=== WRITTEN REQUEST ===
Every line below should be copied exactly; drop the pictures.

=== RECORDED DATA ===
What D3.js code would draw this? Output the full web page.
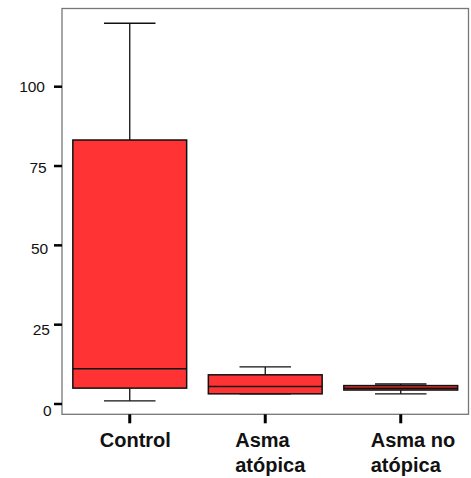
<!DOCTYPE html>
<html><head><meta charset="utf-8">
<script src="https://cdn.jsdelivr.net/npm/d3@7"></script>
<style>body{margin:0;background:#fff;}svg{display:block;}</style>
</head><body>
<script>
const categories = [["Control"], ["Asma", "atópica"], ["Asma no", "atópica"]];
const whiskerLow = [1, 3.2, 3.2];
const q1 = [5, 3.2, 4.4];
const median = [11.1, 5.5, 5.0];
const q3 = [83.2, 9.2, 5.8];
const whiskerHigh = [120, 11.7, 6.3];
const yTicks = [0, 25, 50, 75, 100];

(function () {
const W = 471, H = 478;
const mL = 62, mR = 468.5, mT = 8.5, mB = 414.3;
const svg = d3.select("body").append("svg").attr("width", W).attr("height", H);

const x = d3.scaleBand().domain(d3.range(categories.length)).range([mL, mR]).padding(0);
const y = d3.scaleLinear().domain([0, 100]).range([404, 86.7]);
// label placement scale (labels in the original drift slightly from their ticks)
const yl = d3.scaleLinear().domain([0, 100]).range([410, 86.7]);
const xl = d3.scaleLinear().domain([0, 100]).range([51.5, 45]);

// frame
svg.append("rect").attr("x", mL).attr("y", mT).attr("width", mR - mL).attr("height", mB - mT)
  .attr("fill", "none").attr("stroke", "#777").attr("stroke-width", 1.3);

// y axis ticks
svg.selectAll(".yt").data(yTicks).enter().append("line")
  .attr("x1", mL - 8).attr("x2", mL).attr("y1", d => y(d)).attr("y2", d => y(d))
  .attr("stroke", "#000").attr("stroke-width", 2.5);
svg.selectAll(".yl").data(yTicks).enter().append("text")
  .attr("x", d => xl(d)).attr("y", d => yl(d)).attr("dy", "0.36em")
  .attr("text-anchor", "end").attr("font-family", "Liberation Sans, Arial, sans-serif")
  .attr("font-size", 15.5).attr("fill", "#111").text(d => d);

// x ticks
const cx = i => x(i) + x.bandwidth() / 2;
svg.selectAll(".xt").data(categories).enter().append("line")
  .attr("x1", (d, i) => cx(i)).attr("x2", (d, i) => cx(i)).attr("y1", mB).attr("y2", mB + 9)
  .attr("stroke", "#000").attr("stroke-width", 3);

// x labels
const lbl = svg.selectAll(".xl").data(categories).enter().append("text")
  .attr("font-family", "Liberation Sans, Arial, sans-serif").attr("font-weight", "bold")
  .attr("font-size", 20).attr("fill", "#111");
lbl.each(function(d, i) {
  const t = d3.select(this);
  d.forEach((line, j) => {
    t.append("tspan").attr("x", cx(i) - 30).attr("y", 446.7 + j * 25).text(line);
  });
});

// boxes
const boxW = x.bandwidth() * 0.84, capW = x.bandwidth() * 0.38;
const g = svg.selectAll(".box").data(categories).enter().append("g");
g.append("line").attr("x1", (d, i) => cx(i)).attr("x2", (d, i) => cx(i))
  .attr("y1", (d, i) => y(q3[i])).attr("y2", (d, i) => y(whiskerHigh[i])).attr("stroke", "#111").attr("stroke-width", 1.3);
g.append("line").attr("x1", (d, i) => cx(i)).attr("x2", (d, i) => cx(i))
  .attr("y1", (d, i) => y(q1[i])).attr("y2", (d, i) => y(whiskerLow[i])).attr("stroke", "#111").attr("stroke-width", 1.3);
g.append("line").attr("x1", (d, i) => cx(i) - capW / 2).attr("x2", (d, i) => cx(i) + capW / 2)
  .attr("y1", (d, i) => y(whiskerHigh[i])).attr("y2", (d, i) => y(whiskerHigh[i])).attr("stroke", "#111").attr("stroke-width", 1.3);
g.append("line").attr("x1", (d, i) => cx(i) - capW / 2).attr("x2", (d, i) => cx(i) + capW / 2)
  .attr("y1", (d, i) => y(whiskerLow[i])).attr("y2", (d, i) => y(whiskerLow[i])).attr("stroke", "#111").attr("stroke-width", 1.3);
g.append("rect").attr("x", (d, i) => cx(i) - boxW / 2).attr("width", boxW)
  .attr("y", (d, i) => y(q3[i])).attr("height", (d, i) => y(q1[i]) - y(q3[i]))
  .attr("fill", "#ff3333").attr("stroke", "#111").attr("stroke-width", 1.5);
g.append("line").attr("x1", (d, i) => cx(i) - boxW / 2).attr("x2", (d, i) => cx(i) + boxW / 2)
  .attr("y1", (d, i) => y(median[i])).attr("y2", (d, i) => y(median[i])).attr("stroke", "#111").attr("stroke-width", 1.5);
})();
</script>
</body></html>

=== TASK RESPONSE ===
What D3.js code would draw this? Output the full web page.
<!DOCTYPE html>
<html><head><meta charset="utf-8">
<script src="https://cdn.jsdelivr.net/npm/d3@7"></script>
<style>body{margin:0;background:#fff;}svg{display:block;}</style>
</head><body>
<script>
const categories = [["Control"], ["Asma", "atópica"], ["Asma no", "atópica"]];
const whiskerLow = [1, 3.2, 3.2];
const q1 = [5, 3.2, 4.4];
const median = [11.1, 5.5, 5.0];
const q3 = [83.2, 9.2, 5.8];
const whiskerHigh = [120, 11.7, 6.3];
const yTicks = [0, 25, 50, 75, 100];

(function () {
const W = 471, H = 478;
const mL = 62, mR = 468.5, mT = 8.5, mB = 414.3;
const svg = d3.select("body").append("svg").attr("width", W).attr("height", H);

const x = d3.scaleBand().domain(d3.range(categories.length)).range([mL, mR]).padding(0);
const y = d3.scaleLinear().domain([0, 100]).range([404, 86.7]);
// label placement scale (labels in the original drift slightly from their ticks)
const yl = d3.scaleLinear().domain([0, 100]).range([410, 86.7]);
const xl = d3.scaleLinear().domain([0, 100]).range([51.5, 45]);

// frame
svg.append("rect").attr("x", mL).attr("y", mT).attr("width", mR - mL).attr("height", mB - mT)
  .attr("fill", "none").attr("stroke", "#777").attr("stroke-width", 1.3);

// y axis ticks
svg.selectAll(".yt").data(yTicks).enter().append("line")
  .attr("x1", mL - 8).attr("x2", mL).attr("y1", d => y(d)).attr("y2", d => y(d))
  .attr("stroke", "#000").attr("stroke-width", 2.5);
svg.selectAll(".yl").data(yTicks).enter().append("text")
  .attr("x", d => xl(d)).attr("y", d => yl(d)).attr("dy", "0.36em")
  .attr("text-anchor", "end").attr("font-family", "Liberation Sans, Arial, sans-serif")
  .attr("font-size", 15.5).attr("fill", "#111").text(d => d);

// x ticks
const cx = i => x(i) + x.bandwidth() / 2;
svg.selectAll(".xt").data(categories).enter().append("line")
  .attr("x1", (d, i) => cx(i)).attr("x2", (d, i) => cx(i)).attr("y1", mB).attr("y2", mB + 9)
  .attr("stroke", "#000").attr("stroke-width", 3);

// x labels
const lbl = svg.selectAll(".xl").data(categories).enter().append("text")
  .attr("font-family", "Liberation Sans, Arial, sans-serif").attr("font-weight", "bold")
  .attr("font-size", 20).attr("fill", "#111");
lbl.each(function(d, i) {
  const t = d3.select(this);
  d.forEach((line, j) => {
    t.append("tspan").attr("x", cx(i) - 30).attr("y", 446.7 + j * 25).text(line);
  });
});

// boxes
const boxW = x.bandwidth() * 0.84, capW = x.bandwidth() * 0.38;
const g = svg.selectAll(".box").data(categories).enter().append("g");
g.append("line").attr("x1", (d, i) => cx(i)).attr("x2", (d, i) => cx(i))
  .attr("y1", (d, i) => y(q3[i])).attr("y2", (d, i) => y(whiskerHigh[i])).attr("stroke", "#111").attr("stroke-width", 1.3);
g.append("line").attr("x1", (d, i) => cx(i)).attr("x2", (d, i) => cx(i))
  .attr("y1", (d, i) => y(q1[i])).attr("y2", (d, i) => y(whiskerLow[i])).attr("stroke", "#111").attr("stroke-width", 1.3);
g.append("line").attr("x1", (d, i) => cx(i) - capW / 2).attr("x2", (d, i) => cx(i) + capW / 2)
  .attr("y1", (d, i) => y(whiskerHigh[i])).attr("y2", (d, i) => y(whiskerHigh[i])).attr("stroke", "#111").attr("stroke-width", 1.3);
g.append("line").attr("x1", (d, i) => cx(i) - capW / 2).attr("x2", (d, i) => cx(i) + capW / 2)
  .attr("y1", (d, i) => y(whiskerLow[i])).attr("y2", (d, i) => y(whiskerLow[i])).attr("stroke", "#111").attr("stroke-width", 1.3);
g.append("rect").attr("x", (d, i) => cx(i) - boxW / 2).attr("width", boxW)
  .attr("y", (d, i) => y(q3[i])).attr("height", (d, i) => y(q1[i]) - y(q3[i]))
  .attr("fill", "#ff3333").attr("stroke", "#111").attr("stroke-width", 1.5);
g.append("line").attr("x1", (d, i) => cx(i) - boxW / 2).attr("x2", (d, i) => cx(i) + boxW / 2)
  .attr("y1", (d, i) => y(median[i])).attr("y2", (d, i) => y(median[i])).attr("stroke", "#111").attr("stroke-width", 1.5);
})();
</script>
</body></html>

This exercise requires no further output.